There is another aspect to the energy vision. “Militarily, it is possible that China could use its arms sales to the Middle East to foster closer ties to oil-producing nations and possibly to decrease its oil import bill,” the Rand report said. China has exported weapons to Saudi Arabia, Iraq, Iran and Libya. As these nations battle and grapple with each other in various ways, it leaves doors open for China to sneak in or out.
Energy, not merely oil security
In the case of both India and China, crude is only one aspect of their overall energy security. Oil is a critical component, but one has to look at the larger picture. India has decided that even as it pursues multiple sources for crude, it will opt for newer energy sources, including renewables (solar and battery) and nuclear. At the same time, she will continue to depend on traditional sources like coal and hydro. It will be a case of multiple strategies woven into a whole.
The same is true with China. A recent study said: “Understanding the complexities of China’s energy strategy is difficult. China’s energy sector is of such scale and has undergone such a rapid period of transformation that it is possible to find data to support most views and perspectives which often conflict. Thus, a nuanced understanding must include a holistic view of the entire system, which includes both transport and stationary energy, as well as associated technologies and equipment.”

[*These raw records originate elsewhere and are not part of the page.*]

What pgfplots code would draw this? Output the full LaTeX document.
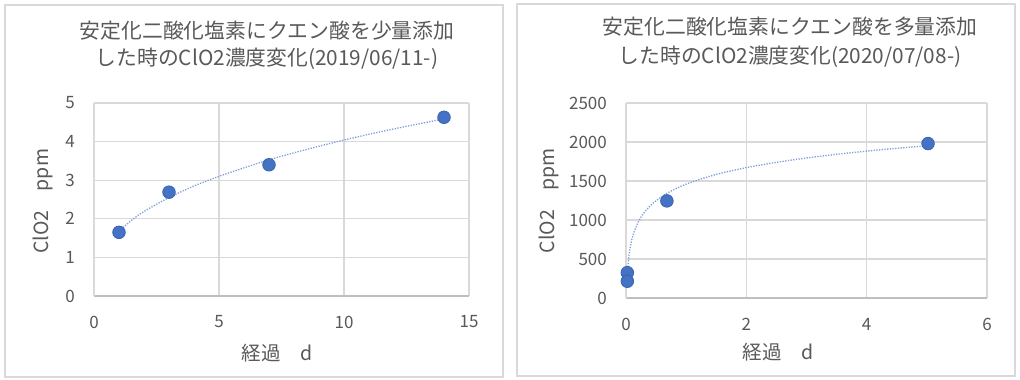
\documentclass[border=0pt]{standalone}
\usepackage{pgfplots}
\pgfplotsset{compat=1.18}
\usepackage{fontspec}
\setmainfont{Noto Sans CJK JP}
\definecolor{txt}{HTML}{595959}
\definecolor{grd}{HTML}{D9D9D9}
\definecolor{axl}{HTML}{BFBFBF}
\definecolor{mk}{HTML}{4472C4}
\definecolor{mkd}{HTML}{3A64AD}
\definecolor{tr}{HTML}{7FA1D8}
\pgfplotsset{exc/.style={
  scale only axis, clip=false,
  axis lines*=left,
  x axis line style={draw=axl, line width=1.2pt, -},
  y axis line style={draw=grd, line width=1.2pt, -},
  grid=major, major grid style={draw=grd, line width=1.2pt},
  tick style={draw=none},
  ticklabel style={font=\fontsize{17}{17}\selectfont, text=txt},
  /pgf/number format/assume math mode=true,
  /pgf/number format/1000 sep={},
  xticklabel style={anchor=center, yshift=-26pt, inner sep=0pt},
  yticklabel style={anchor=east, xshift=-19pt, inner sep=0pt},
  label style={font=\fontsize{19.5}{19.5}\selectfont, text=txt},
  xlabel style={anchor=center},
  ylabel style={anchor=center},
}}
\begin{document}
\begin{tikzpicture}
\useasboundingbox (0,0) rectangle (1020pt,380pt);
\fill[white] (0,0) rectangle (1020pt,380pt);
\draw[grd, line width=1.2pt] (5pt,3pt) rectangle (503pt,375pt);
\draw[grd, line width=1.2pt] (517pt,4pt) rectangle (1015pt,376pt);
\node[text=txt, align=center, font=\fontsize{20.8}{27.5}\selectfont] at (267pt,334.5pt) {安定化二酸化塩素にクエン酸を少量添加\\した時のClO2濃度変化(2019/06/11-)};
\node[text=txt, align=center, font=\fontsize{20.8}{28.5}\selectfont] at (790pt,337.5pt) {安定化二酸化塩素にクエン酸を多量添加\\した時のClO2濃度変化(2020/07/08-)};

\begin{axis}[exc, at={(94pt,84pt)}, anchor=south west,
  width=375pt, height=193pt,
  xmin=0, xmax=15, ymin=0, ymax=5,
  xtick={0,5,10,15}, ytick={0,1,2,3,4,5},
  xlabel={経過　d}, ylabel={ClO2　ppm},
  xlabel style={at={(axis description cs:0.488,-0.2953)}},
  ylabel style={at={(axis description cs:-0.136,0.49)}},
]
\addplot[tr, line width=1.3pt, dash pattern=on 1.3pt off 1.4pt, smooth] coordinates {
(1,1.68) (1.5,1.96) (2,2.19) (3,2.55) (4,2.85) (5,3.10) (6,3.32) (7,3.53) (8,3.71) (9,3.88) (10,4.04) (11,4.19) (12,4.33) (13,4.46) (14,4.59)};
\addplot[only marks, mark=*, mark size=6.3pt, mark options={fill=mk, draw=mkd, line width=0.8pt}] coordinates {
(1,1.65) (3,2.69) (7,3.40) (14,4.63)};
\end{axis}

\begin{axis}[exc, at={(626pt,82pt)}, anchor=south west,
  width=361pt, height=195pt,
  xmin=0, xmax=6, ymin=0, ymax=2500,
  xtick={0,2,4,6}, ytick={0,500,1000,1500,2000,2500},
  xlabel={経過　d}, ylabel={ClO2　ppm},
  xlabel style={at={(axis description cs:0.421,-0.277)}},
  ylabel style={at={(axis description cs:-0.2133,0.5)}},
]
\addplot[tr, line width=1.3pt, dash pattern=on 1.3pt off 1.4pt, smooth] coordinates {
(0.022,296) (0.03,390) (0.05,546) (0.08,690) (0.12,813) (0.2,969) (0.3,1093) (0.45,1216) (0.68,1342) (1,1460) (1.5,1584) (2,1671) (2.5,1739) (3,1795) (3.5,1842) (4,1883) (4.5,1919) (5.02,1952)};
\addplot[only marks, mark=*, mark size=6.3pt, mark options={fill=mk, draw=mkd, line width=0.8pt}] coordinates {
(0.022,325) (0.022,215) (0.68,1245) (5.02,1980)};
\end{axis}
\end{tikzpicture}
\end{document}
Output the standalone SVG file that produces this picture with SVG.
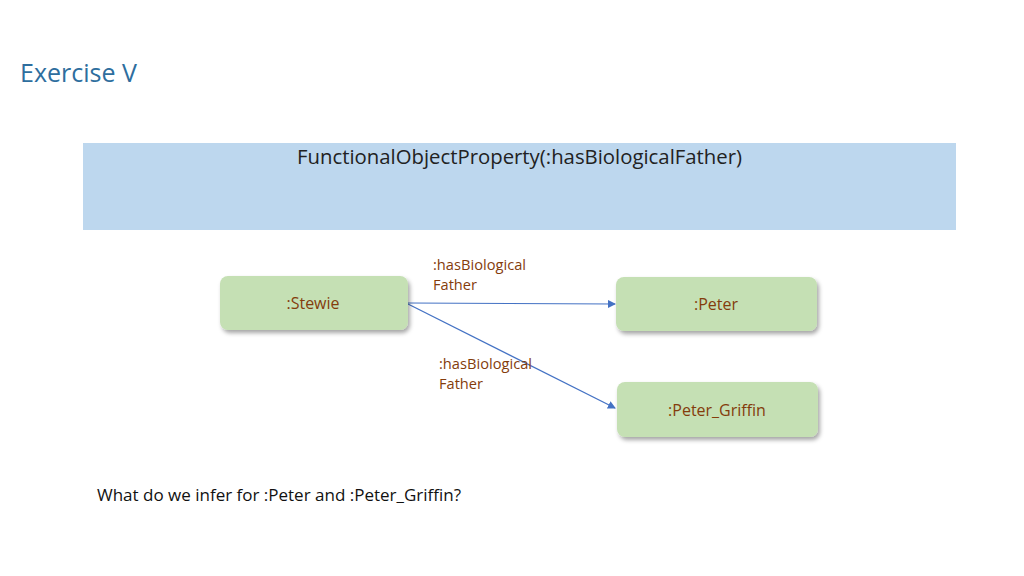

Hence, in a bid to truly understand China’s energy imagination, one has to look at several things at the same time. For example, as the above study claimed, it will enhance its coal-to-liquids capacity and build its strategic oil reserve. It will diversify its oil and gas sources. And it will use investments as a tool, and invite partners to partake in its high-growth economy. In the long run, it hopes to emerge as one of the leading exporters of energy technologies, like high-voltage transmission lines. And let’s not forget its interest in energy-related infrastructure.